No que el pasado fuera luminoso o excepcional; claro que no: había problemas graves, desigualdades de todo tipo, una discriminación étnica y femenina de horror, hambre y cuanto ha hecho decir a historiadores y sociólogos que el siglo XX fue uno de los más violentos y contradictorios de la historia moderna. Dentro y fuera del país había motivos para estar airados y entre el que más y el que menos todos tenían propuestas y sueños de libertad. Parecía terrible y eterno el panorama de militares con poder, dictaduras con o sin uniforme, guerras mundiales y revoluciones que por edad no nos tocaron aunque –efecto prolongado de la Guerra Fría- si nos alcanzaron el abominable imperialismo, la censura y el terrorismo de Estado. Los levantamientos armados que situaban a obreros y campesinos a la cabeza de la lucha por la justicia era cosa de todos los días; sin embargo, en medio de nubarrones, remansos y uno que otro tsunami que complicaba la lucha de clases de la que hoy poco y mal se habla inclusive en las aulas, se dejaba sentir el efecto expansivo de la palabra crítica, la voz proscrita o el juicio temerario de quienes desafiaban al poder y las prohibiciones.
Eso es lo que algunos echamos en falta en este imperio del vocerío, tan lleno de “opinantes” de todo, estudiosos de nada y embajadores de la medianía, indiferentes al compromiso ético de la inteligencia y, sobre todo, manipuladores de “la opinión pública”: el debate razonado, la discusión fundada en el conocimiento, el brote de vanguardias iluminadoras y el color peculiar que adquiere la cotidianeidad cuando nos rodean evidencias de hasta dónde lo mejor de la humanidad está en activo. No es que hayan desaparecido las grandes mentalidades, es que la cultura del ruido las ha marginado, menospreciado y reducido a nerds “que no viven la vida” ni se fusionan a la velocidad de lo efímero.

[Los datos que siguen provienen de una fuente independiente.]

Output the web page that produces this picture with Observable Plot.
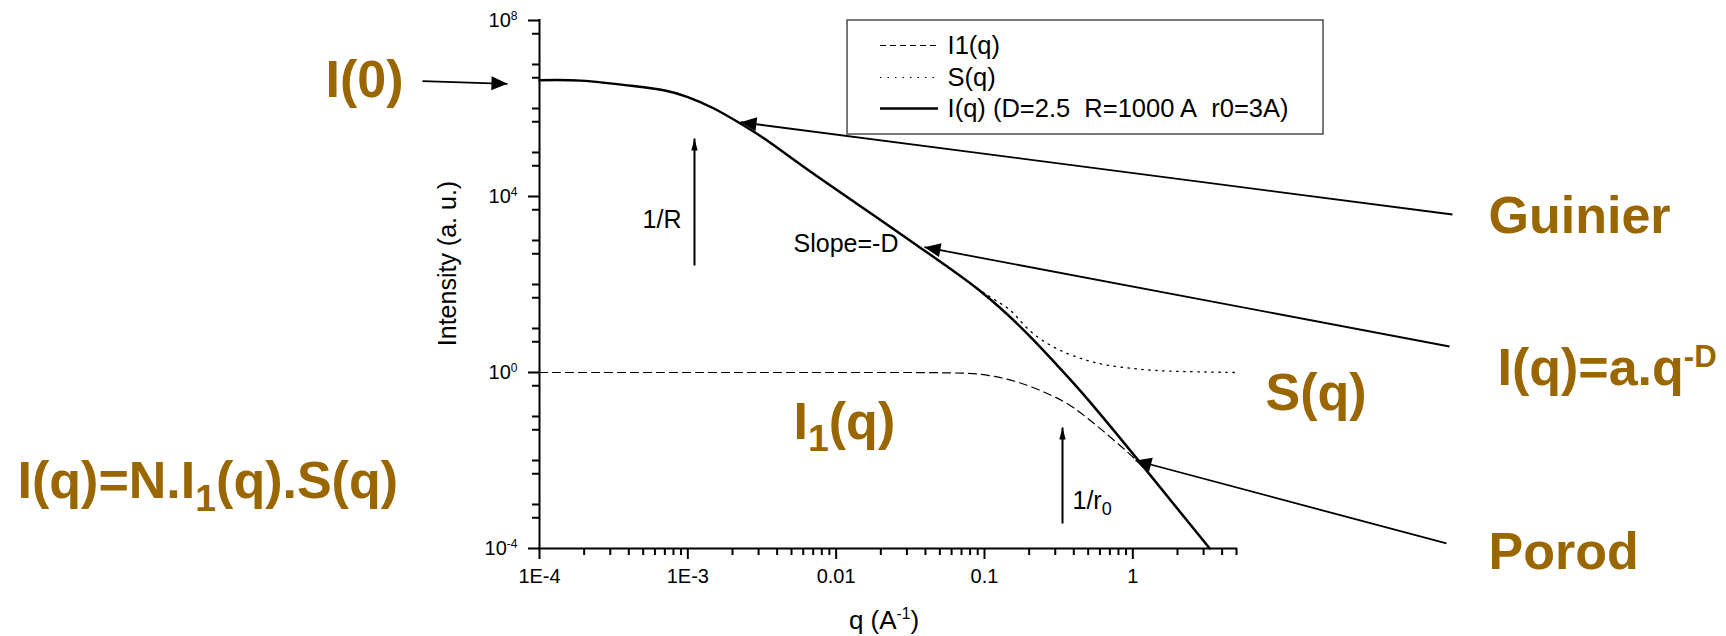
<!DOCTYPE html>
<html>
<head>
<meta charset="utf-8">
<script src="https://cdn.jsdelivr.net/npm/d3@7"></script>
<script src="https://cdn.jsdelivr.net/npm/@observablehq/plot@0.6"></script>
<style>
  html, body { margin: 0; padding: 0; background: #fff; }
  svg { display: block; }
</style>
</head>
<body>
<div id="chart"></div>
<script>
// ---------------- data ----------------
// I(q), solid curve
const qI = [1e-4, 1.9e-4, 4.3e-4, 7e-4, 1e-3, 1.5e-3, 2.26e-3, 3.5e-3, 7e-3, 0.02, 0.039, 0.094, 0.2, 0.31, 0.46, 1.0, 3.3];
const valI = [4.4e6, 4.3e6, 3.24e6, 2.56e6, 1.82e6, 1.0e6, 4.56e5, 1.78e5, 3.33e4, 2.9e3, 600, 70, 6.9, 1.44, 0.33, 0.0143, 1e-4];
// I1(q), dashed curve
const qI1 = [1e-4, 0.027, 0.069, 0.128, 0.239, 0.38, 0.561, 0.766, 1.045, 1.32];
const valI1 = [1, 1, 0.97, 0.765, 0.387, 0.176, 0.065, 0.0267, 0.0104, 0.0045];
// S(q), dotted curve
const qS = [1e-4, 1.9e-4, 4.3e-4, 7e-4, 1e-3, 1.5e-3, 2.26e-3, 3.5e-3, 7e-3, 0.02, 0.039, 0.0984, 0.15, 0.195, 0.266, 0.363, 0.496, 0.676, 1.01, 1.72, 4.93];
const valS = [4.4e6, 4.3e6, 3.24e6, 2.56e6, 1.82e6, 1.0e6, 4.56e5, 1.78e5, 3.33e4, 2.9e3, 600, 66, 25.6, 10, 4.55, 2.69, 1.87, 1.47, 1.23, 1.08, 1.0];

// axes
const xMajorTicks = [1e-4, 1e-3, 1e-2, 1e-1, 1];
const xTickLabels = ["1E-4", "1E-3", "0.01", "0.1", "1"];
const xMinorTicks = [2e-4, 3e-4, 4e-4, 5e-4, 6e-4, 7e-4, 8e-4, 9e-4,
  2e-3, 3e-3, 4e-3, 5e-3, 6e-3, 7e-3, 8e-3, 9e-3,
  0.02, 0.03, 0.04, 0.05, 0.06, 0.07, 0.08, 0.09,
  0.2, 0.3, 0.4, 0.5, 0.6, 0.7, 0.8, 0.9,
  2, 3, 4, 5];
const yMajorTicks = [1e-4, 1, 1e4, 1e8];
const yTickLabels = ["10^{-4}", "10^{0}", "10^{4}", "10^{8}"];
const yMinorTicks = [5e-4, 1e-3, 5e-3, 1e-2, 5e-2, 0.1, 0.5, 5, 10, 50, 100, 500, 1e3, 5e3,
  5e4, 1e5, 5e5, 1e6, 5e6, 1e7, 5e7];
const xTitle = "q (A^{-1})";
const yTitle = "Intensity (a. u.)";

// legend
const legendLabels = ["I1(q)", "S(q)", "I(q) (D=2.5\u00a0\u00a0R=1000 A\u00a0\u00a0r0=3A)"];

// annotations (texts)
const bigTexts = ["I(0)", "I(q)=N.I_{1}(q).S(q)", "I_{1}(q)", "S(q)", "Guinier", "I(q)=a.q^{-D}", "Porod"];
const smallTexts = ["1/R", "Slope=-D", "1/r_{0}"];

// ---------------- placement (data coordinates) ----------------
const bigTextPos = [
  {q: 3.61e-6, v: 1.78e6}, {q: 3.03e-8, v: 1.37e-3}, {q: 5.16e-3, v: 0.0316},
  {q: 7.84, v: 0.137}, {q: 250, v: 1443}, {q: 287.4, v: 0.507}, {q: 250, v: 3.51e-5}
];
const smallTextPos = [{q: 4.95e-4, v: 1874}, {q: 5.16e-3, v: 562}, {q: 0.392, v: 8.11e-4}];
const bigArrows = [
  {q1: 1.626e-5, v1: 4.17e6, q2: 6.08e-5, v2: 3.64e6},
  {q1: 142.9, v1: 3899, q2: 2.265e-3, v2: 4.88e5},
  {q1: 136.5, v1: 3.90, q2: 0.0394, v2: 705},
  {q1: 130.2, v1: 1.30e-4, q2: 1.042, v2: 0.01}
];
const smallArrows = [
  {q1: 1.109e-3, v1: 270, q2: 1.109e-3, v2: 2.08e5},
  {q1: 0.3357, v1: 3.70e-4, q2: 0.3357, v2: 0.0562}
];
const legendBox = [{q1: 0.01193, q2: 19.3, v1: 1e8, v2: 2.56e5}];
const legendRowV = [2.70e7, 5.07e6, 1e6];
const legendSample = {q1: 0.0199, q2: 0.049, qText: 0.0564};
const yTitlePos = [{q: 2.4e-5, v: 300, t: yTitle}];

// ---------------- build tables ----------------
const curveI = qI.map((q, i) => ({q, v: valI[i]}));
const curveI1 = qI1.map((q, i) => ({q, v: valI1[i]}));
const curveS = qS.map((q, i) => ({q, v: valS[i]}));
const bigTextData = bigTexts.map((t, i) => ({...bigTextPos[i], t}));
const smallTextData = smallTexts.map((t, i) => ({...smallTextPos[i], t}));
const legendRows = legendLabels.map((t, i) => ({t, v: legendRowV[i], ...legendSample}));

const brown = "#996600";
const font = "Liberation Sans, Arial, Helvetica, sans-serif";

const chart = Plot.plot({
  width: 1726,
  height: 636,
  marginLeft: 539,
  marginRight: 490,
  marginTop: 20,
  marginBottom: 88,
  style: {fontFamily: font, background: "#fff", color: "#000"},
  x: {type: "log", domain: [1e-4, 5], label: null},
  y: {type: "log", domain: [1e-4, 1e8], label: null},
  marks: [
    // legend box
    Plot.rect(legendBox, {x1: "q1", x2: "q2", y1: "v1", y2: "v2", fill: "#fff", stroke: "#404040", strokeWidth: 1.4}),
    Plot.ruleY([legendRows[0]], {y: "v", x1: "q1", x2: "q2", stroke: "#000", strokeWidth: 1.2, strokeDasharray: "6,4"}),
    Plot.ruleY([legendRows[1]], {y: "v", x1: "q1", x2: "q2", stroke: "#000", strokeWidth: 1.2, strokeDasharray: "1.5,6"}),
    Plot.ruleY([legendRows[2]], {y: "v", x1: "q1", x2: "q2", stroke: "#000", strokeWidth: 2.5}),
    Plot.text(legendRows, {x: "qText", y: "v", text: "t", textAnchor: "start", lineAnchor: "middle", fontSize: 25.5, fill: "#000"}),

    // curves
    Plot.line(curveS, {x: "q", y: "v", curve: "natural", stroke: "#000", strokeWidth: 1.3, strokeDasharray: "1.5,5.5"}),
    Plot.line(curveI1, {x: "q", y: "v", curve: "monotone-x", stroke: "#000", strokeWidth: 1.2, strokeDasharray: "8,5"}),
    Plot.line(curveI, {x: "q", y: "v", curve: "natural", stroke: "#000", strokeWidth: 2.5}),

    // axes
    Plot.axisX({ticks: xMinorTicks, tickSize: 7, tickFormat: () => "", strokeWidth: 2, label: null}),
    Plot.axisX({ticks: xMajorTicks, tickSize: 11, tickPadding: 9, strokeWidth: 2, fontSize: 20, label: null,
      tickFormat: (d) => xTickLabels[xMajorTicks.findIndex((t) => Math.abs(Math.log10(t) - Math.log10(d)) < 1e-6)]}),
    Plot.axisY({ticks: yMinorTicks, tickSize: 7, tickFormat: () => "", strokeWidth: 2, label: null}),
    Plot.axisY({ticks: yMajorTicks, tickSize: 11, tickPadding: 11, strokeWidth: 2, fontSize: 20, label: null,
      tickFormat: (d) => yTickLabels[yMajorTicks.findIndex((t) => Math.abs(Math.log10(t) - Math.log10(d)) < 1e-6)]}),
    Plot.ruleX([1e-4], {strokeWidth: 2, strokeLinecap: "square"}),
    Plot.ruleY([1e-4], {strokeWidth: 2, strokeLinecap: "square"}),
    Plot.text([xTitle], {frameAnchor: "bottom", textAnchor: "middle", dx: -4, dy: 80, lineAnchor: "bottom", fontSize: 26}),
    Plot.text(yTitlePos, {x: "q", y: "v", text: "t", textAnchor: "middle", rotate: -90, lineAnchor: "middle", fontSize: 25}),

    // arrows
    Plot.link(bigArrows, {x1: "q1", y1: "v1", x2: "q2", y2: "v2", stroke: "#000001", strokeWidth: 1.8}),
    Plot.link(smallArrows, {x1: "q1", y1: "v1", x2: "q2", y2: "v2", stroke: "#000002", strokeWidth: 2}),

    // annotation texts
    Plot.text(smallTextData, {x: "q", y: "v", text: "t", textAnchor: "start", lineAnchor: "bottom", fontSize: 25, fill: "#000"}),
    Plot.text(bigTextData, {x: "q", y: "v", text: "t", textAnchor: "start", lineAnchor: "bottom", fontSize: 52, fontWeight: "bold", fill: brown})
  ]
});

document.getElementById("chart").append(chart);

// rich text: _{sub} and ^{sup}
function richify(root) {
  const NS = "http://www.w3.org/2000/svg";
  root.querySelectorAll("text").forEach((t) => {
    const s = t.textContent;
    if (!/[_^]\{/.test(s)) return;
    const base = parseFloat(getComputedStyle(t).fontSize) || 16;
    while (t.firstChild) t.removeChild(t.firstChild);
    const re = /([_^])\{([^}]*)\}/g;
    let last = 0, m, cur = 0;
    const add = (txt, size, dy) => {
      const ts = document.createElementNS(NS, "tspan");
      if (size) ts.setAttribute("font-size", size);
      if (dy) ts.setAttribute("dy", dy);
      ts.textContent = txt;
      t.appendChild(ts);
    };
    while ((m = re.exec(s))) {
      if (m.index > last) { add(s.slice(last, m.index), null, -cur); cur = 0; }
      const sub = m[1] === "_";
      const target = sub ? 0.24 * base : -0.36 * base;
      add(m[2], (sub ? 0.72 : 0.6) * base, target - cur);
      cur = target;
      last = re.lastIndex;
    }
    if (last < s.length) add(s.slice(last), null, -cur);
  });
}
richify(chart);

// filled arrowheads
function addHead(svg, id, len, half) {
  const NS = "http://www.w3.org/2000/svg";
  let defs = svg.querySelector("defs");
  if (!defs) { defs = document.createElementNS(NS, "defs"); svg.insertBefore(defs, svg.firstChild); }
  const mk = document.createElementNS(NS, "marker");
  mk.setAttribute("id", id);
  mk.setAttribute("viewBox", `${-len} ${-half} ${len} ${2 * half}`);
  mk.setAttribute("refX", 0);
  mk.setAttribute("refY", 0);
  mk.setAttribute("markerWidth", len);
  mk.setAttribute("markerHeight", 2 * half);
  mk.setAttribute("markerUnits", "userSpaceOnUse");
  mk.setAttribute("orient", "auto");
  mk.setAttribute("overflow", "visible");
  const p = document.createElementNS(NS, "path");
  p.setAttribute("d", `M${-len},${-half}L0,0L${-len},${half}Z`);
  p.setAttribute("fill", "#000");
  mk.appendChild(p);
  defs.appendChild(mk);
}
addHead(chart, "bigHead", 16, 7);
addHead(chart, "smallHead", 12, 3.2);
chart.querySelectorAll('g[stroke="#000001"]').forEach((g) => {
  g.setAttribute("stroke", "#000");
  g.querySelectorAll("path").forEach((p) => p.setAttribute("marker-end", "url(#bigHead)"));
});
chart.querySelectorAll('g[stroke="#000002"]').forEach((g) => {
  g.setAttribute("stroke", "#000");
  g.querySelectorAll("path").forEach((p) => p.setAttribute("marker-end", "url(#smallHead)"));
});
</script>
</body>
</html>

Gracias a la obra de los “intelectuales comprometidos”, según definición larga, controversial y expansiva de Jean Paul Sartre, muchos aprendimos a razonar sin aceptar ataduras, ortodoxias ni prejuicios, a pesar de que los que nos antecedieron se agarraron a una u otra ideología con tal fanatismo que por necesidad de entendimiento o sobrevivencia, los lectores acabamos descreyendo de todo, inclusive de ellos. Y es que aquellos patriarcas de la razón confundieron ideología con religión y actitud política con acto de fe. El resultado, como se sabe, no solo fue el gran fracaso del comunismo, también el resbalón del capitalismo salvaje y de manera gradual, hasta hacerse visible el efecto nefasto del mercado global, el fin de la figura del intelectual como autoridad moral que, entre nosotros, tuvo grandes representantes, aunque solo Octavio Paz consiguió elevarse sobre sus colegas en su carácter de “Presidente de la República de las Letras”, cuya significación literaria, social y política iré desmenuzando en páginas posteriores.
Por encima del efecto académico que a partir de los años sesenta fueran sacudidos y obligados a modernizarse por los Baby Boomers, hay que reconocer que la verdadera formación de varias generaciones se debió, en primera instancia y gracias al trabajo de los expatriados españoles, al estallido editorial de la segunda mitad del siglo. De pronto la memoria del Holocausto se situó entre las mayores preocupaciones testimoniales y, desde las páginas de Primo Levi hasta el cine documental, el periodismo de investigación y la literatura autobiográfica ingresaron al género de la denuncia que determinaría la politización masiva de sociedades dispuestas a abatir tiranos, al menos en apariencia.
De suyo la historia, por consiguiente, recobró importancia entre los jóvenes y los intelectuales mexicanos, en atención a una de las mejores herencias españolas, remontaron la costumbre decimonónica del periodismo, sin la cual hubiera sido casi imposible la fundación de la República. De esta manera, durante los emblemáticos años sesenta, los escritores adquirieron una trascendental presencia social y política a través de su regular participación en la prensa diaria que redundó en dos fenómenos característicos de una época de transformaciones radicales: la relación entre el poder y las letras y, en el otro extremo, el vínculo del pensamiento educado con los medios masivos de comunicación.
La era del intelectual aislado en su gabinete llegaba poco a poco a su término para dar lugar a una transición en pos de democracia que, aún sin propósitos claros, inauguraría el actual siglo con una partidocracia que a los mexicanos nos hundiría en una enojosa confusión de principios que, a la fecha, no solo no atina con soluciones confiables, sino que a causa de tantos problemas generados por la corrupción tolerada por la sociedad, provoca una gran necesidad de recobrar los espacios de la voz, las ideas y la crítica protagonizada por los intelectuales.